Окно с видом на счастье. II том - страница 3



– Ну да, ну да… А ты-то в кого такой грамотный и образованный?

– Не знаю, я сам по себе.

– А глаза-то, глаза какие черные! Может, согрешила все-таки бабушка с водолазом?

– Простите?

– Читай Булгакова, Саша! Он, кстати, тоже был врач. А Валерка ничего не велел передать?

– Валерий Палыч? Велел, конечно, – улыбнулся Саша, явно польщенный словом «тоже». – Привет вам велел передать и вот еще, – он вынул из кармана несколько замызганный бумажный треугольник, – записку.

– Так чего ж ты молчишь-то? От молодежь, ос-с-с-спади… Давай уже.

Мусин развернул листок и увидел знакомый с детства косой почерк. Написано было следующее. «Сёма! Пацан офигительный! (слово было более экспрессивное, так как друг Валера в выражениях никогда не стеснялся). Отвечаю. Возьми его к себе, не пожалеешь! Готовый хирург! Как вы там? Привет Сулико (так он с детства называл Суламифь, жену Мусина). Мой телефон в любое время суток…» Далее шел длинный и странный набор цифр, словно звонить полковнику Сергееву следовало как минимум на Марс и в конце приписка: «Как только получишь эту записку, сразу же позвони». А далее уж совсем несусветное, хотя для профессора Мусина совершенно обычное: «Целую крепко, ваша Репка».


Профессор Мусин зашел в приемную ректора, приветливо кивнул пожилой секретарше и спросил:

– У себя?

– У себя, у себя, заходи, Семён Маркович!

Мусин потянул тяжелую дверь и оказался в кабинете:

– Лёва, привет!

– Сёмушка! – обрадовался ректор, бывший мусинский одногруппник. – Ты уже вышел из отпуска?

– Пока нет, Лёва, пока нет. Но я к тебе по делу.

Рассказав институтскому товарищу историю отчисленного мальчишки, Семён Маркович завершил свою речь словами:

– Лёва, надо восстанавливать этого студента! Такие парни на дороге не валяются! Валерка пишет, готовый хирург. Да вот она, записка-то Валеркина, на, почитай.
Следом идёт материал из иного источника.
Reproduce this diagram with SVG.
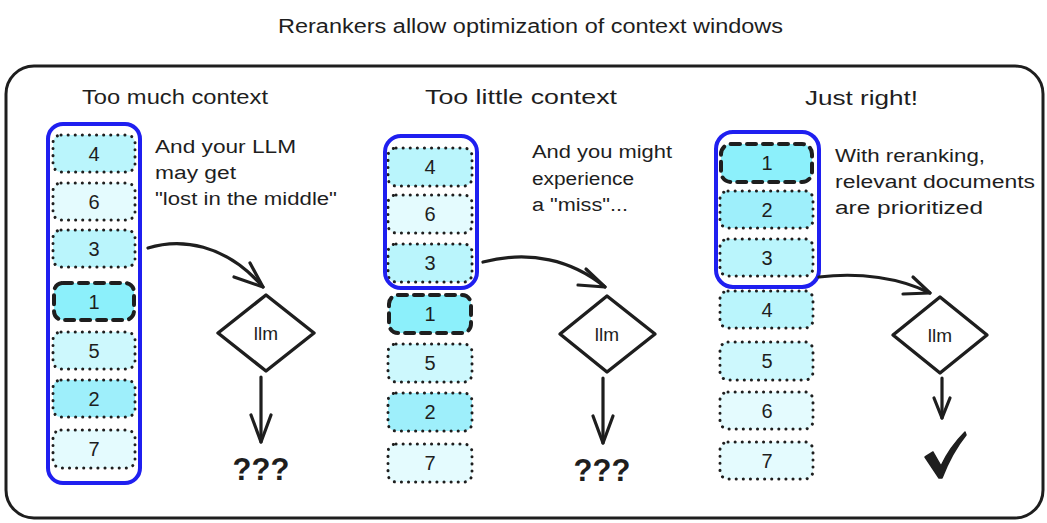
<svg xmlns="http://www.w3.org/2000/svg" width="1047" height="523" viewBox="0 0 1047 523">
<style>
text{font-family:"Liberation Sans","DejaVu Sans",sans-serif;fill:#1e1e1e}
.t{font-size:20px}
.b{font-size:18px}
.n{font-size:20px;text-anchor:middle}
.doc{stroke:#1e1e1e;stroke-width:3;stroke-dasharray:0.1 7;stroke-linecap:round}
.sel{stroke:#1e1e1e;stroke-width:4;stroke-dasharray:9 7;stroke-linecap:round}
.win{fill:none;stroke:#1f1ff0;stroke-width:4}
.ln{fill:none;stroke:#1e1e1e;stroke-width:3.2;stroke-linecap:round;stroke-linejoin:round}
.dia{fill:#fff;stroke:#1e1e1e;stroke-width:3.4;stroke-linejoin:round}
.c1{fill:#8cf0fb}.c2{fill:#9eeffb}.c3{fill:#baf5fc}.c5{fill:#cdf8fd}.c6{fill:#e4fbfe}
.q{font-size:31px;font-weight:bold;text-anchor:middle}
.llm{font-size:19px;text-anchor:middle}
</style>
<rect width="1047" height="523" fill="#fff"/>
<text id="title" class="t" x="278" y="33" textLength="505" lengthAdjust="spacingAndGlyphs">Rerankers allow optimization of context windows</text>
<g id="frame"><rect x="6" y="66" width="1037" height="452" rx="28" fill="none" stroke="#1e1e1e" stroke-width="3"/></g>

<g id="heading-left"><text class="t" x="82" y="104" textLength="186" lengthAdjust="spacingAndGlyphs">Too much context</text></g>
<g id="heading-mid"><text class="t" x="425" y="104" textLength="192" lengthAdjust="spacingAndGlyphs">Too little context</text></g>
<g id="heading-right"><text class="t" x="805" y="105" textLength="113" lengthAdjust="spacingAndGlyphs">Just right!</text></g>

<!-- left panel -->
<g id="left-docs">
<g id="L4"><rect class="doc c3" x="53" y="135" width="82" height="37" rx="8"/><text class="n" x="94" y="161">4</text></g>
<g id="L6"><rect class="doc c6" x="53" y="183" width="82" height="37" rx="8"/><text class="n" x="94" y="209">6</text></g>
<g id="L3"><rect class="doc c3" x="53" y="230" width="82" height="37" rx="8"/><text class="n" x="94" y="256">3</text></g>
<g id="L1"><rect class="sel c1" x="54" y="283" width="80" height="37" rx="9"/><text class="n" x="94" y="309">1</text></g>
<g id="L5"><rect class="doc c5" x="53" y="332" width="82" height="37" rx="8"/><text class="n" x="94" y="358">5</text></g>
<g id="L2"><rect class="doc c2" x="53" y="380" width="82" height="37" rx="8"/><text class="n" x="94" y="406">2</text></g>
<g id="L7"><rect class="doc c6" x="53" y="430" width="82" height="38" rx="8"/><text class="n" x="94" y="456">7</text></g>
</g>
<g id="left-window"><rect class="win" x="48" y="124" width="92" height="359" rx="15"/></g>
<g id="left-note">
<text class="b" x="155" y="153" textLength="141" lengthAdjust="spacingAndGlyphs">And your LLM</text>
<text class="b" x="155" y="179" textLength="81" lengthAdjust="spacingAndGlyphs">may get</text>
<text class="b" x="155" y="205" textLength="182" lengthAdjust="spacingAndGlyphs">"lost in the middle"</text>
</g>
<g id="left-llm"><path class="dia" d="M266,295 L314,333 L266,371 L218,333 Z"/><text class="llm" x="266" y="340">llm</text></g>
<g id="left-result"><text class="q" x="261" y="480">???</text></g>

<!-- middle panel -->
<g id="mid-docs">
<g id="M4"><rect class="doc c3" x="388" y="148" width="84" height="38" rx="8"/><text class="n" x="430" y="174">4</text></g>
<g id="M6"><rect class="doc c6" x="388" y="195" width="84" height="38" rx="8"/><text class="n" x="430" y="221">6</text></g>
<g id="M3"><rect class="doc c3" x="388" y="244" width="84" height="38" rx="8"/><text class="n" x="430" y="270">3</text></g>
<g id="M1"><rect class="sel c1" x="389" y="295" width="82" height="38" rx="9"/><text class="n" x="430" y="321">1</text></g>
<g id="M5"><rect class="doc c5" x="388" y="344" width="84" height="38" rx="8"/><text class="n" x="430" y="370">5</text></g>
<g id="M2"><rect class="doc c2" x="388" y="393" width="84" height="38" rx="8"/><text class="n" x="430" y="419">2</text></g>
<g id="M7"><rect class="doc c6" x="388" y="444" width="84" height="38" rx="8"/><text class="n" x="430" y="470">7</text></g>
</g>
<g id="mid-window"><rect class="win" x="385" y="136" width="92" height="152" rx="16"/></g>
<g id="mid-note">
<text class="b" x="532" y="158" textLength="140" lengthAdjust="spacingAndGlyphs">And you might</text>
<text class="b" x="532" y="185" textLength="102" lengthAdjust="spacingAndGlyphs">experience</text>
<text class="b" x="532" y="211" textLength="96" lengthAdjust="spacingAndGlyphs">a "miss"...</text>
</g>
<g id="mid-llm"><path class="dia" d="M607,296 L655,334 L607,372 L560,334 Z"/><text class="llm" x="607" y="341">llm</text></g>
<g id="mid-result"><text class="q" x="602" y="481">???</text></g>

<!-- right panel -->
<g id="right-docs">
<g id="R1"><rect class="sel c1" x="721" y="144" width="91" height="38" rx="10"/><text class="n" x="767" y="170">1</text></g>
<g id="R2"><rect class="doc c2" x="720" y="191" width="93" height="37" rx="8"/><text class="n" x="767" y="217">2</text></g>
<g id="R3"><rect class="doc c3" x="720" y="239" width="93" height="37" rx="8"/><text class="n" x="767" y="265">3</text></g>
<g id="R4"><rect class="doc c3" x="720" y="291" width="93" height="37" rx="8"/><text class="n" x="767" y="317">4</text></g>
<g id="R5"><rect class="doc c5" x="720" y="342" width="93" height="38" rx="8"/><text class="n" x="767" y="368">5</text></g>
<g id="R6"><rect class="doc c6" x="720" y="392" width="93" height="37" rx="8"/><text class="n" x="767" y="418">6</text></g>
<g id="R7"><rect class="doc c6" x="720" y="442" width="93" height="37" rx="8"/><text class="n" x="767" y="468">7</text></g>
</g>
<g id="right-window"><rect class="win" x="716" y="132" width="103" height="155" rx="17"/></g>
<g id="right-note">
<text class="b" x="835" y="162" textLength="150" lengthAdjust="spacingAndGlyphs">With reranking,</text>
<text class="b" x="835" y="188" textLength="200" lengthAdjust="spacingAndGlyphs">relevant documents</text>
<text class="b" x="835" y="214" textLength="148" lengthAdjust="spacingAndGlyphs">are prioritized</text>
</g>
<g id="right-llm"><path class="dia" d="M940,297 L987,335 L940,373 L893,335 Z"/><text class="llm" x="940" y="342">llm</text></g>
<g id="right-result"><path d="M925,457 L933,452 L941,466 C948,451 956,441 965,432 L966,435 C957,446 949,460 942,478 L939,478 Z" fill="#1e1e1e" stroke="#1e1e1e" stroke-width="1.5" stroke-linejoin="round"/></g>

<g id="connectors">
<path class="ln" d="M148,248 C180,238 225,243 263,287"/>
<path class="ln" d="M250,263 L263,287 L234,277"/>
<path class="ln" d="M261,377 V442"/>
<path class="ln" d="M251,415 L261,442 L271,415"/>
<path class="ln" d="M483,262 C530,250 572,260 605,287"/>
<path class="ln" d="M586,269 L605,287 L578,285"/>
<path class="ln" d="M603,378 V443"/>
<path class="ln" d="M593,416 L603,443 L613,416"/>
<path class="ln" d="M819,277 C860,272 900,278 930,293"/>
<path class="ln" d="M913,277 L930,293 L903,294"/>
<path class="ln" d="M942,378 V418"/>
<path class="ln" d="M934,398 L942,418 L950,398"/>
</g>
</svg>
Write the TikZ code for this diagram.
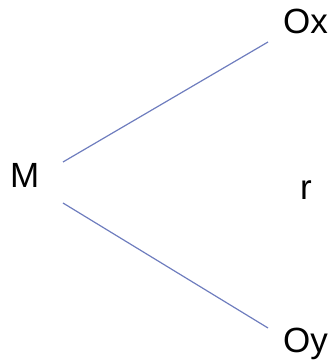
\documentclass[tikz,border=0pt]{standalone}
\usepackage{fontspec}
\setmainfont{Liberation Sans}
\definecolor{linecol}{RGB}{110,125,190}
\begin{document}
\begin{tikzpicture}[x=1pt,y=1pt,
  lbl/.style={anchor=base west,inner sep=0pt,font=\fontsize{35}{42}\selectfont},
  conn/.style={draw=linecol,line width=1.2pt}]
\useasboundingbox (0,0) rectangle (334,364);
\node[lbl] (M) at (10,176) {M};
\node[lbl] (Ox) at (283,330) {Ox};
\node[lbl] (Oy) at (283,11) {Oy};
\node[lbl] (r) at (300,164) {r};
\coordinate (a1) at (63,202);
\coordinate (a2) at (268,322);
\coordinate (b1) at (63,161);
\coordinate (b2) at (268,36);
\draw[conn] (a1) -- (a2);
\draw[conn] (b1) -- (b2);
\end{tikzpicture}
\end{document}
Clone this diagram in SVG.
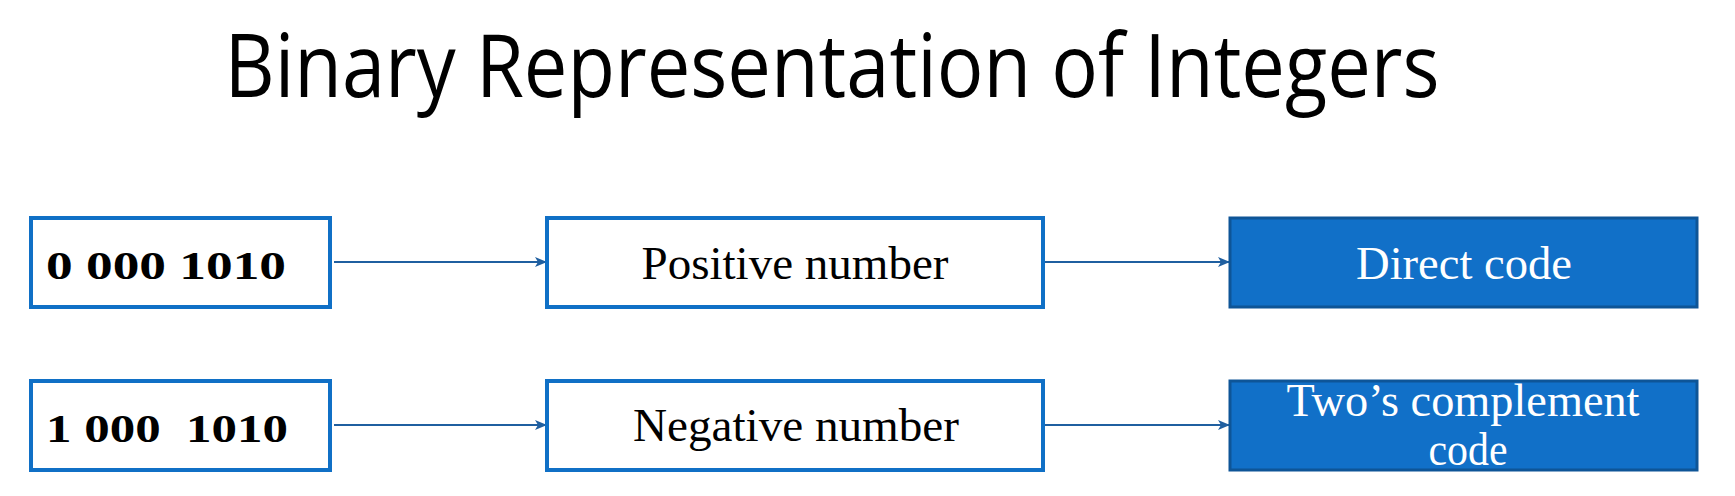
<svg xmlns="http://www.w3.org/2000/svg" width="1735" height="496" viewBox="0 0 1735 496">
<style>
.box{fill:#fff;stroke:#1070C6;stroke-width:4}
.fbox{fill:#1170C8;stroke:#0E5597;stroke-width:3}
.t{font-family:"Liberation Serif","DejaVu Serif",serif;font-size:46px;fill:#000;text-anchor:middle}
.b{font-family:"Liberation Serif","DejaVu Serif",serif;font-size:40px;font-weight:bold;fill:#000}
.w{fill:#fff}
.c{stroke:#1F5FA0;stroke-width:1.8;fill:none;marker-end:url(#ah)}
</style>
<defs>
<marker id="ah" viewBox="0 0 12 10" refX="12" refY="5" markerWidth="12" markerHeight="10" markerUnits="userSpaceOnUse" orient="auto">
<path d="M0,0 L12,5 L0,10 L3,5 Z" fill="#1F5FA0"/>
</marker>
</defs>
<rect width="1735" height="496" fill="#fff"/>
<text id="title" x="832" y="97" text-anchor="middle" font-family="'Open Sans','Liberation Sans',sans-serif" font-size="88" textLength="1215" lengthAdjust="spacingAndGlyphs" fill="#000">Binary Representation of Integers</text>
<g id="connectors">
<line class="c" x1="334" y1="262" x2="547" y2="262"/>
<line class="c" x1="1043" y1="262" x2="1230" y2="262"/>
<line class="c" x1="334" y1="425" x2="547" y2="425"/>
<line class="c" x1="1043" y1="425" x2="1230" y2="425"/>
</g>
<g id="n-pos-bits">
<rect class="box" x="31" y="218" width="299" height="89"/>
<text class="b" x="46" y="279" textLength="240" lengthAdjust="spacingAndGlyphs">0 000 1010</text>
</g>
<g id="n-neg-bits">
<rect class="box" x="31" y="381" width="299" height="89"/>
<text class="b" x="46" y="442" textLength="242" lengthAdjust="spacingAndGlyphs" xml:space="preserve">1 000  1010</text>
</g>
<g id="n-positive">
<rect class="box" x="547" y="218" width="496" height="89"/>
<text class="t" x="795" y="279" textLength="307" lengthAdjust="spacingAndGlyphs">Positive number</text>
</g>
<g id="n-negative">
<rect class="box" x="547" y="381" width="496" height="89"/>
<text class="t" x="796" y="441" textLength="326" lengthAdjust="spacingAndGlyphs">Negative number</text>
</g>
<g id="n-direct">
<rect class="fbox" x="1230" y="218" width="467" height="89"/>
<text class="t w" x="1464" y="279" textLength="216" lengthAdjust="spacingAndGlyphs">Direct code</text>
</g>
<g id="n-twos">
<rect class="fbox" x="1230" y="381" width="467" height="89"/>
<text class="t w" x="1463" y="416" textLength="353" lengthAdjust="spacingAndGlyphs">Two’s complement</text>
<text class="t w" x="1468" y="465" textLength="79" lengthAdjust="spacingAndGlyphs">code</text>
</g>
</svg>
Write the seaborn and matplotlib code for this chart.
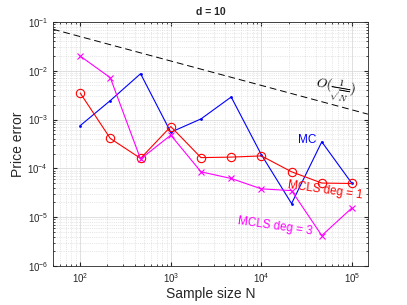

Лев Самуилович нацепил очки, тряхнул развернутый Мусиным листок и, начав читать, крякнул:

– Ну Сергеев в своем репертуаре!

– Лёва, репертуар – это одно, а пацана надо на пятый курс принимать. И вообще, Лёв, она что, до пенсии планирует над студентами измываться, эта б… старая, а?

– Ну, а что я ей скажу? Как ты себе это представляешь, Сёма? «Не спите со студентами, Инесса Петровна», так, что ли?

– Лёва, слова всегда можно подобрать! Ну, это же ни в какие ворота!

– Ни в какие, Сёма, это верно, – уныло согласился ректор.

– Ладно, Лёва, это лирика. Пусть у него Ведешкин примет аллергологию эту, ты ж не против? А, Лёвушка? И приказик сразу на зачисление, да?

Уловка хитреца Мусина удалась как нельзя лучше: Инесса Петровна Шибасова давно была для ректора бельмом на глазу. Однако будучи человеком деликатным и мягкотелым, Лев Самуилович и в кошмарном сне не мог себе представить, каким образом составить с ней разговор на столь интимную тему. В ситуации, сложившейся со студентом Корольковым, он готов был сам принять у него эту проклятую аллергологию («На кой черт она хирургу-то нужна?» – подумал заодно ректор), лишь бы Семён отстал от него.

– Конечно, Сёма, раз ты считаешь, что…

– Лёва, да. Я считаю, что, – твердо произнес Мусин.

– Полина Иванна, – позвал в селектор Лев Самуилович. – Приказик надо.

– Слушаю, Лев Самуилович, – появилась с блокнотом в руках секретарша.

– На зачисление, значится, н-да… Как там бишь его, Сёма?

– Корольков Александр Леонидович, – ответил Мусин.

– Та-а-а-к… Записала. А на какой курс, Лев Самуилович? Мы же его вроде на четвертый курс восстанавливаем, если мне память не изменяет?